View information from the station's ten year anniversary guide (PDF)

1960: WUOM broadcasts Sen. John F. Kennedy's campaign speech from Ann Arbor that inspires the creation of the Peace Corps.

1961: WUOM power increased to 230,000 watts. Satellite station WVGR (Grand Rapids) goes on the air, increasing station's coverage area to include Southwest Michigan. (The WVGR call letters were tribute to Fred Vogt, who led fundraising efforts for the station.)

1963: Tom Hemingway broadcasts his first Michigan football game for WUOM (UM vs. SMU)
Michigan Football Sticker

1967: First broadcast of Jazz Revisited, the station's long running program featuring music from the early years of jazz, hosted by Hazen Schmacher.

With involvement from WUOM General Manager Edwin Burrow and former Program Director Jerrold Sandler, Congress passes the Public Broadcasting Act of 1967, which becomes the financial foundation for public radio across the country.
Read about the creation of the Public Broadcasting Act

1971: WUOM joins National Public Radio, and becomes one of the flagship stations to begin airing All Things Considered. Linked with NPR headquarters in Washington D.C. via monaural land line interconnect, the station is able to broadcast programs from NPR or 75 other member stations. First appeal for listener contributions.
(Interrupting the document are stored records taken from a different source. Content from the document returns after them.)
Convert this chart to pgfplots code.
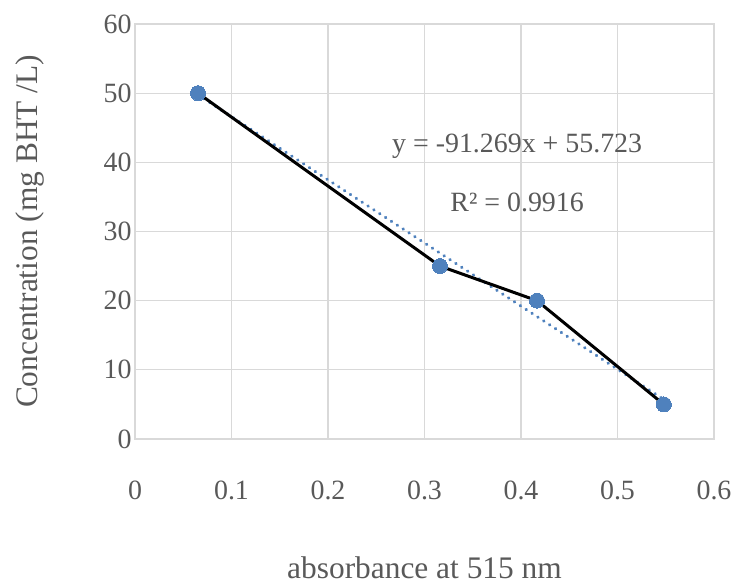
\documentclass[border=0pt]{standalone}
\usepackage{fontspec}
\setmainfont{Liberation Serif}
\usepackage{pgfplots}
\pgfplotsset{compat=1.18}
\definecolor{txtgray}{HTML}{595959}
\definecolor{gridgray}{HTML}{D9D9D9}
\definecolor{xlblue}{HTML}{4F81BD}
\begin{document}
\begin{tikzpicture}
\begin{axis}[
  scale only axis,
  width=579bp, height=415bp,
  xmin=0, xmax=0.6, ymin=0, ymax=60,
  xtick={0,0.1,0.2,0.3,0.4,0.5,0.6}, ytick={0,10,20,30,40,50,60},
  xticklabels={0,0.1,0.2,0.3,0.4,0.5,0.6},
  grid=major,
  major grid style={gridgray, line width=1.2bp},
  axis line style={gridgray, line width=1.2bp},
  major tick length=0pt,
  /pgf/number format/assume math mode=true,
  tick label style={font=\fontsize{28}{32}\selectfont, text=txtgray},
  xticklabel style={yshift=-38bp},
  label style={font=\fontsize{31.5}{35}\selectfont, text=txtgray},
  xlabel={absorbance at 515 nm},
  ylabel={Concentration (mg BHT /L)},
  xlabel style={yshift=-50bp},
  ylabel style={yshift=52bp},
  clip=false,
]
\addplot[xlblue, line width=3.2bp, dash pattern=on 0.4bp off 6.6bp, line cap=round] coordinates {(0.0653,49.763) (0.548,5.708)};
\addplot[black, line width=3bp, mark=*, mark size=7.5bp, mark options={draw=xlblue, fill=xlblue, line width=0pt}] coordinates {(0.0653,50) (0.316,25) (0.4166,20) (0.548,5)};
\node[text=txtgray, font=\fontsize{28}{32}\selectfont] at (axis cs:0.396,42.3) {y = -91.269x + 55.723};
\node[text=txtgray, font=\fontsize{28}{32}\selectfont] at (axis cs:0.396,34.2) {R² = 0.9916};
\end{axis}
\pgfresetboundingbox
\path ([shift={(-135bp,-146bp)}]current axis.south west) rectangle ([shift={(22bp,24bp)}]current axis.north east);
\end{tikzpicture}
\end{document}
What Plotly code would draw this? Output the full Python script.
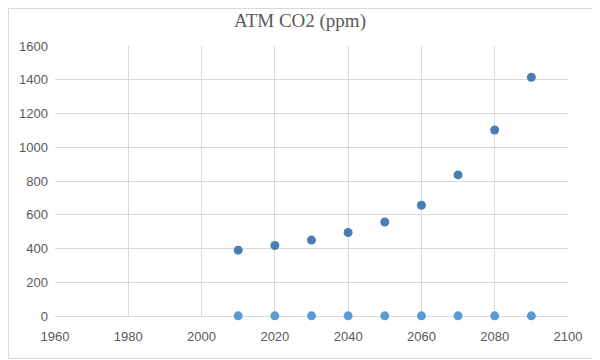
import plotly.graph_objects as go

years = [2010, 2020, 2030, 2040, 2050, 2060, 2070, 2080, 2090]
co2_high = [390, 418, 450, 495, 557, 656, 836, 1102, 1415]
co2_low = [1, 1, 1, 1, 1, 1, 1, 1, 1]

W, H = 592, 352
L, T, R, B = 47, 38, 32, 44
pw, ph = W - L - R, H - T - B

fig = go.Figure()
fig.add_trace(go.Scatter(x=years, y=co2_high, mode="markers", cliponaxis=False,
                         marker=dict(size=9, color="#4a7db3"), showlegend=False))
fig.add_trace(go.Scatter(x=years, y=co2_low, mode="markers", cliponaxis=False,
                         marker=dict(size=9, color="#5b9bd5"), showlegend=False))

fig.update_layout(
    width=W, height=H,
    margin=dict(l=L, r=R, t=T, b=B, autoexpand=False),
    paper_bgcolor="white", plot_bgcolor="white",
    title=dict(text="ATM CO2 (ppm)", x=(300 - 8) / W, xanchor="center",
               y=1 - (20 - 8) / H, yanchor="middle",
               font=dict(family="Liberation Serif", size=19, color="#595959")),
    font=dict(family="Liberation Sans", size=13, color="#595959"),
    shapes=[dict(type="rect", xref="paper", yref="paper", layer="below",
                 x0=-(L - 0.5) / pw, x1=1 + (R - 1.5) / pw,
                 y0=-(B - 1.5) / ph, y1=1 + (T - 0.5) / ph,
                 line=dict(color="#d9d9d9", width=1))],
)
fig.update_xaxes(range=[1960, 2100], dtick=20, tick0=1960, showgrid=True, gridcolor="#d9d9d9",
                 gridwidth=1, zeroline=False, showline=True, linecolor="#d9d9d9", ticks="",
                 layer="below traces", automargin=False, ticklabelstandoff=8,
                 tickfont=dict(size=13, color="#595959"))
fig.update_yaxes(range=[0, 1600], dtick=200, showgrid=True, gridcolor="#d9d9d9", gridwidth=1,
                 zeroline=False, showline=False, ticks="", layer="below traces",
                 automargin=False, ticklabelstandoff=6,
                 tickfont=dict(size=13, color="#595959"))

fig.write_html("out.html")
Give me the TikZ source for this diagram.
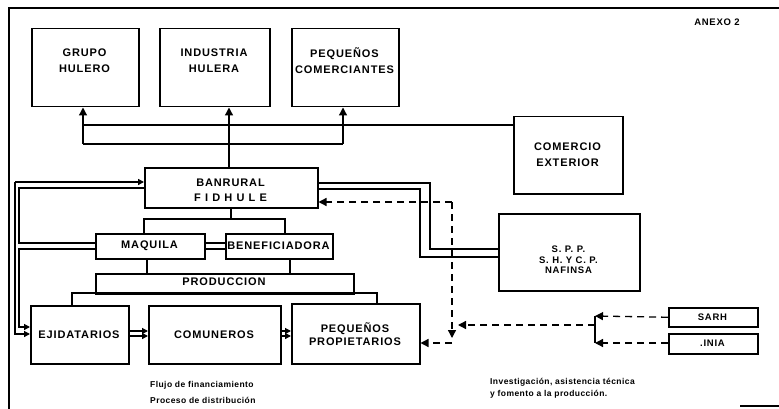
\documentclass[tikz,border=0pt]{standalone}
\usepackage{fontspec}
\setmainfont{Liberation Sans}
\newfontfamily\boxfont[LetterSpace=8]{Liberation Sans}
\newfontfamily\widefont[LetterSpace=38]{Liberation Sans}
\newfontfamily\notefont[LetterSpace=5]{Liberation Sans}
\usetikzlibrary{arrows.meta}
\begin{document}
\begin{tikzpicture}[x=1pt,y=-1pt,
  box/.style={draw, line width=1.5pt, anchor=north west, inner sep=0pt},
  lbl/.style={align=center, inner sep=0pt, font=\boxfont\bfseries\fontsize{11}{16}\selectfont},
  small/.style={align=center, inner sep=0pt, font=\boxfont\bfseries\fontsize{9.5}{10.5}\selectfont},
  note/.style={align=left, anchor=west, inner sep=0pt, font=\notefont\bfseries\fontsize{8.5}{12}\selectfont},
  conn/.style={line width=1.3pt},
  dsh/.style={line width=1.3pt, dash pattern=on 7pt off 5pt},
  fa/.style={-{Triangle[length=6pt,width=6pt]}},
  oa/.style={-{Triangle[length=8pt,width=8pt]}}
]
\useasboundingbox[fill=white] (0,0) rectangle (779,409);

% frame
\draw[line width=2.2pt] (9,409) -- (9,8) -- (779,8);
\draw[line width=1.2pt] (740,406) -- (779,406);
\node[small] (anexo) at (717,22) {ANEXO 2};

% boxes
\node[box, minimum width=107pt, minimum height=78pt] (grupo) at (31,28) {};
\node[box, minimum width=110pt, minimum height=78pt] (industria) at (159,28) {};
\node[box, minimum width=107pt, minimum height=78pt] (pcom) at (291,28) {};
\node[box, minimum width=109pt, minimum height=77pt] (comex) at (513,116) {};
\node[box, minimum width=173pt, minimum height=40pt] (banrural) at (144,167) {};
\node[box, minimum width=109pt, minimum height=25pt] (maquila) at (95,233) {};
\node[box, minimum width=107pt, minimum height=25pt] (benef) at (225,233) {};
\node[box, minimum width=258pt, minimum height=20pt] (produccion) at (95,273) {};
\node[box, minimum width=98pt, minimum height=58pt] (ejid) at (30,305) {};
\node[box, minimum width=132pt, minimum height=58pt] (comun) at (148,305) {};
\node[box, minimum width=128pt, minimum height=60pt] (pprop) at (291,303) {};
\node[box, minimum width=141pt, minimum height=77pt] (spp) at (498,213) {};
\node[box, minimum width=89pt, minimum height=19pt] (sarh) at (668,307) {};
\node[box, minimum width=89pt, minimum height=20pt] (inia) at (668,333) {};

% labels
\node[lbl] (grupo-t) at (84.5,61) {GRUPO\\HULERO};
\node[lbl] (industria-t) at (214,61) {INDUSTRIA\\HULERA};
\node[lbl] (pcom-t) at (344.5,61) {PEQUEÑOS\\COMERCIANTES};
\node[lbl] (comex-t) at (567.5,155) {COMERCIO\\EXTERIOR};
\node[lbl, font=\boxfont\bfseries\fontsize{11}{15}\selectfont] (banrural-t) at (230.5,190.5) {BANRURAL\\{\widefont FIDHULE}};
\node[lbl] (maquila-t) at (149.5,246) {MAQUILA};
\node[lbl] (benef-t) at (278.5,246) {BENEFICIADORA};
\node[lbl] (produccion-t) at (224,282) {PRODUCCION};
\node[lbl] (ejid-t) at (79,334.5) {EJIDATARIOS};
\node[lbl] (comun-t) at (214,334.5) {COMUNEROS};
\node[lbl, font=\boxfont\bfseries\fontsize{11}{13.5}\selectfont] (pprop-t) at (355,334) {PEQUEÑOS\\PROPIETARIOS};
\node[small] (spp-t) at (568.5,260) {S. P. P.\\S. H. Y C. P.\\NAFINSA};
\node[small] (sarh-t) at (712.5,317) {SARH};
\node[small] (inia-t) at (712.5,343.5) {.INIA};

% notes
\node[note] (n1) at (150,385) {Flujo de financiamiento};
\node[note] (n2) at (150,400) {Proceso de distribución};
\node[note] (n3) at (490,388) {Investigación, asistencia técnica\\y fomento a la producción.};

% coordinates
\coordinate (gx) at (83,144);
\coordinate (px) at (343,144);
\coordinate (lx) at (83,125);
\coordinate (dcorner) at (452,202);
\coordinate (ddown) at (452,338);
\coordinate (dleft) at (452,343);
\coordinate (djoin) at (458,325);
\coordinate (vtop) at (595,316);
\coordinate (vbot) at (595,343);
\coordinate (vmid) at (595,325);

% distribution to top
\draw[conn] (comex.west |- lx) -- (lx);
\draw[conn] (gx) -- (px);
\draw[conn, oa] (gx) -- (grupo.south -| gx);
\draw[conn, oa] (px) -- (pcom.south -| px);
\draw[conn, oa] (banrural.north -| 229,0) -- (industria.south -| 229,0);

% tree
\draw[conn] (banrural.south -| 231,0) -- (231,219);
\draw[conn] (maquila.north -| 144,0) -- (144,219) -- (285,219) -- (benef.north -| 285,0);
\draw[conn] (maquila.south -| 147,0) -- (produccion.north -| 147,0);
\draw[conn] (benef.south -| 290,0) -- (produccion.north -| 290,0);
\draw[conn] (ejid.north -| 72,0) -- (72,293) -- (377,293) -- (pprop.north -| 377,0);
\draw[conn] (maquila.east |- 0,243) -- (benef.west |- 0,243);
\draw[conn] (maquila.east |- 0,249) -- (benef.west |- 0,249);

% financing (left)
\draw[conn, fa] (15,182) -- (banrural.west |- 0,182);
\draw[conn, fa] (15,182) -- (15,334) -- (ejid.west |- 0,334);
\draw[conn] (banrural.west |- 0,188) -- (19,188) -- (19,243) -- (maquila.west |- 0,243);
\draw[conn, fa] (maquila.west |- 0,249) -- (19,249) -- (19,327) -- (ejid.west |- 0,327);

% financing (right)
\draw[conn] (banrural.east |- 0,183) -- (430,183) -- (430,249) -- (spp.west |- 0,249);
\draw[conn] (banrural.east |- 0,189) -- (420,189) -- (420,257) -- (spp.west |- 0,257);

% between producers
\draw[conn, fa] (ejid.east |- 0,331) -- (comun.west |- 0,331);
\draw[conn, fa] (ejid.east |- 0,336) -- (comun.west |- 0,336);
\draw[conn, fa] (comun.east |- 0,331) -- (pprop.west |- 0,331);
\draw[conn, fa] (comun.east |- 0,336) -- (pprop.west |- 0,336);

% research / assistance (dashed)
\draw[dsh, oa] (dcorner) -- (banrural.east |- dcorner);
\draw[dsh, oa] (dcorner) -- (ddown);
\draw[dsh, oa] (dleft) -- (pprop.east |- dleft);
\draw[dsh, oa] (vmid) -- (djoin);
\draw[conn] (vtop) -- (vbot);
\draw[dsh, oa] (sarh.west) -- (vtop);
\draw[dsh, oa] (inia.west |- vbot) -- (vbot);
\end{tikzpicture}
\end{document}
1973: First stereo control board completed; first stereo broadcast. Broadcast day increased to 18 ½ hours.
View the WUOM program schedule from April, 1973 (PDF)

1974: First on-air membership marathon conducted.
View an early membership drive photo

1978: Live music studio and stereo room completed. Site surveys for NPR's satellite interconnect completed.

1985: WFUM-FM goes back on the air serving the Flint area at 91.1 FM, simulcasting programming from WUOM/WVGR.

1988: Weekend Edition debuts on the station.

1989: The Michigan Radio name is adopted, to better reflect the station's large coverage area. Morning Edition and Marketplace debut on Michigan Radio.
Morning Edition Program (PDF)

1995: The BBC Newshour debuts on Michigan Radio. Michigan Radio joins the information superhighway by launching the station's first website.

1996: Michigan Radio inaugurates a new era by adopting a news/talk format, becoming one of the first FM public radio stations to do so. Car Talk, Diane Rehm Show, Fresh Air and Talk of the Nation premiere on the station.

The Great Lakes Radio Consortium (now known as The Environment Report) joins Michigan Radio, providing comprehensive environmental news coverage to public radio stations throughout the Great Lakes region.
View the cover of the September 1996 program guide (PDF)

2003: Michigan Radio moves to the historic Argus Building on West William Street in Ann Arbor.
Photo of Argus Building

2005: Michigan Radio begins HD Radio broadcasting.

2008: Michigan Radio introduces Mobile, an innovative service that allows people to access Michigan Radio and NPR news content on their cell phones and mobile devices.